Other Income (Loss) — Net
During the three months ended March 27, 2020, the Company recognized a gain of $902 million in conjunction with our acquisition of the remaining interest in fairlife, which resulted from the remeasurement of our previously held equity interest in fairlife to fair value, and a gain of $18 million related to the sale of a portion of our ownership interest in one of our equity method investments. These gains were partially offset by a net loss of $392 million related to realized and unrealized gains and losses on equity securities and trading debt securities as well as realized gains and losses on available-for-sale debt securities, and a loss of $57 million related to economic hedging activities. Refer to Note 2 for additional information on the acquisition of the remaining interest in fairlife. Refer to Note 4 for additional information on equity and debt securities. Refer to Note 6 for additional information on our economic hedging activities. Refer to Note 16 for the impact these items had on our operating segments and Corporate.
During the three months ended March 29, 2019, the Company recognized an other-than-temporary impairment charge of $286 million related to Coca-Cola Bottlers Japan Holdings Inc. ("CCBJHI"), an equity method investee. The Company also recognized a $121 million loss in conjunction with our acquisition of the remaining interest in CHI and a $57 million other-than-temporary impairment charge related to one of our equity method investees in North America.
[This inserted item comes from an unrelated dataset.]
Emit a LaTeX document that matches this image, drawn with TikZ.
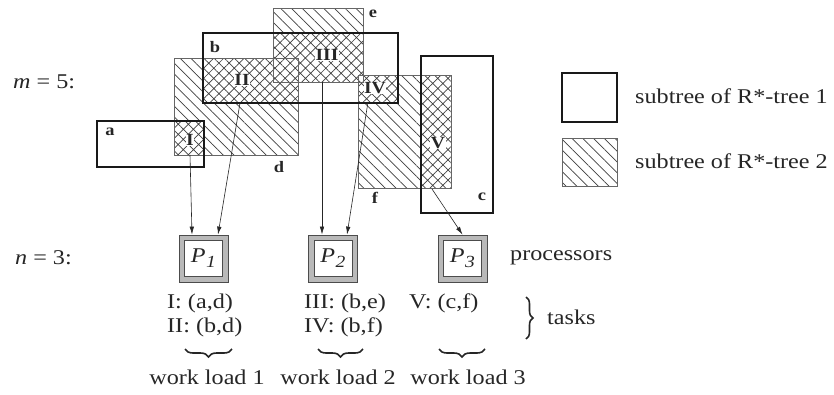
\documentclass[tikz,border=0pt]{standalone}
\usepackage{fontspec}
\setmainfont{Liberation Serif}[FakeStretch=1.15]
\usetikzlibrary{patterns.meta,arrows.meta,decorations.pathreplacing}
\begin{document}
\begin{tikzpicture}[x=1pt,y=-1pt,
  txt/.style={font=\fontsize{21}{24}\selectfont, text=black!85, inner sep=0pt},
  lbl/.style={font=\fontsize{16}{18}\selectfont\bfseries, text=black!85, inner sep=0pt},
  rom/.style={font=\fontsize{17}{19}\selectfont\bfseries, text=black!85, fill=white, inner sep=0.6pt},
  treeone/.style={draw=black!90, line width=2.6pt},
  treetwoline/.style={draw=black!60, line width=0.7pt},
  treetwofill/.style={pattern={Lines[angle=-45,distance=7.6pt,line width=0.7pt]}, pattern color=black!75},
  crossfill/.style={pattern={Hatch[angle=45,distance=7.2pt,line width=0.7pt]}, pattern color=black!75},
  proc/.style={draw=gray!60!black, fill=gray!55, line width=0.8pt, minimum width=49pt, minimum height=47pt,
    inner sep=0pt, font=\fontsize{21}{24}\selectfont, text=black!85,
    path picture={\draw[gray!60!black, line width=0.8pt, fill=white]
      ([shift={(5.5pt,-5.5pt)}]path picture bounding box.north west) rectangle
      ([shift={(-5.5pt,5.5pt)}]path picture bounding box.south east);}},
  arr/.style={draw=black!85, line width=0.6pt, -{Latex[length=8pt,width=4.5pt]}},
  brc/.style={draw=black!85, line width=1.6pt, decorate}
]
\useasboundingbox (0,0) rectangle (834,394);
\fill[white] (0,0) rectangle (834,394);

% rectangle corners
\coordinate (a1) at (97,121);  \coordinate (a2) at (204,167);
\coordinate (b1) at (203,33);  \coordinate (b2) at (398,103);
\coordinate (c1) at (421,56);  \coordinate (c2) at (493,213);
\coordinate (d1) at (174,58);  \coordinate (d2) at (298,155);
\coordinate (e1) at (273,8);   \coordinate (e2) at (363,82);
\coordinate (f1) at (358,75);  \coordinate (f2) at (451,188);

% tree 2 hatching
\path[treetwofill] (d1) rectangle (d2);
\path[treetwofill] (e1) rectangle (e2);
\path[treetwofill] (f1) rectangle (f2);

% intersections
\foreach \p/\q in {{(174,121)}/{(204,155)},{(203,58)}/{(298,103)},{(273,33)}/{(363,82)},{(358,75)}/{(398,103)},{(421,75)}/{(451,188)}}{
  \fill[white] \p rectangle \q;
  \path[crossfill] \p rectangle \q;
}

% tree 2 borders
\draw[treetwoline] (d1) rectangle (d2);
\draw[treetwoline] (e1) rectangle (e2);
\draw[treetwoline] (f1) rectangle (f2);

% tree 1 borders
\draw[treeone] (a1) rectangle (a2);
\draw[treeone] (b1) rectangle (b2);
\draw[treeone] (c1) rectangle (c2);

% letter labels
\node[lbl] (la) at (110,132) {a};
\node[lbl] (lb) at (215,47) {b};
\node[lbl] (lc) at (482,197) {c};
\node[lbl] (ld) at (279,167) {d};
\node[lbl] (le) at (373,14) {e};
\node[lbl] (lf) at (375,198) {f};

% task labels
\node[rom] (rI) at (190,140) {I};
\node[rom] (rII) at (242,80) {II};
\node[rom] (rIII) at (327,55) {III};
\node[rom] (rIV) at (375,88) {IV};
\node[rom] (rV) at (438,143) {V};

% left labels
\node[txt, anchor=west] (m) at (13,82) {\textit{m} = 5:};
\node[txt, anchor=west] (n) at (15,258) {\textit{n} = 3:};

% processors
\node[proc] (P1) at (203.5,258.5) {\textit{P\kern0.5pt\raisebox{-5pt}{\fontsize{17}{17}\selectfont 1}}};
\node[proc] (P2) at (333,258.5) {\textit{P\kern0.5pt\raisebox{-5pt}{\fontsize{17}{17}\selectfont 2}}};
\node[proc] (P3) at (462.5,258.5) {\textit{P\kern0.5pt\raisebox{-5pt}{\fontsize{17}{17}\selectfont 3}}};
\node[txt, anchor=west] (procs) at (510,258) {processors};

% arrow starts
\coordinate (sI) at (190,155);
\coordinate (sII) at (240,103);
\coordinate (sIII) at (322,82);
\coordinate (sIV) at (368,102);
\coordinate (sV) at (432,189);
\draw[arr] (sI) -- ([xshift=-11.5pt]P1.north);
\draw[arr] (sII) -- ([xshift=14.5pt]P1.north);
\draw[arr] (sIII) -- ([xshift=-11pt]P2.north);
\draw[arr] (sIV) -- ([xshift=14pt]P2.north);
\draw[arr] (sV) -- (P3.north);

% tasks
\node[txt, anchor=west] (t1) at (167,303) {I: (a,d)};
\node[txt, anchor=west] (t2) at (167,327) {II: (b,d)};
\node[txt, anchor=west] (t3) at (304,303) {III: (b,e)};
\node[txt, anchor=west] (t4) at (304,327) {IV: (b,f)};
\node[txt, anchor=west] (t5) at (409,303) {V: (c,f)};
\coordinate (bt) at (526,297);
\coordinate (bb) at (526,339);
\draw[brc, decoration={brace, amplitude=7pt}] (bt) -- (bb);
\node[txt, anchor=west] (tasks) at (547,317) {tasks};

% work loads
\coordinate (w1r) at (232,349); \coordinate (w1l) at (185,349);
\coordinate (w2r) at (363,349); \coordinate (w2l) at (318,349);
\coordinate (w3r) at (485,349); \coordinate (w3l) at (439,349);
\draw[brc, decoration={brace, amplitude=8pt}] (w1r) -- (w1l);
\draw[brc, decoration={brace, amplitude=8pt}] (w2r) -- (w2l);
\draw[brc, decoration={brace, amplitude=8pt}] (w3r) -- (w3l);
\node[txt] (wl1) at (207,377) {work load 1};
\node[txt] (wl2) at (338,377) {work load 2};
\node[txt] (wl3) at (468,377) {work load 3};

% legend
\draw[treeone] (562,73) rectangle (617,122);
\path[treetwofill] (562,138) rectangle (617,186);
\draw[treetwoline] (562,138) rectangle (617,186);
\node[txt, anchor=west] (leg1) at (635,96) {subtree of R*-tree 1};
\node[txt, anchor=west] (leg2) at (635,161) {subtree of R*-tree 2};
\end{tikzpicture}
\end{document}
These charges were partially offset by a net gain of $149 million related to realized and unrealized gains and losses on equity securities and trading debt securities as well as realized gains and losses on available-for-sale debt securities, a gain of $39 million related to the sale of a portion of our equity ownership interest in Andina and a gain of $34 million related to economic hedging activities. Refer to Note 2 for additional information on the acquisition of the remaining interest in CHI and the sale of a portion of our equity ownership interest in Andina. Refer to Note 4 for additional information on equity and debt securities. Refer to Note 6 for additional information on our economic hedging activities. Refer to Note 15 for additional information related to the impairment charges and the loss recognized in conjunction with our acquisition of the remaining interest in CHI. Refer to Note 16 for the impact these items had on our operating segments and Corporate.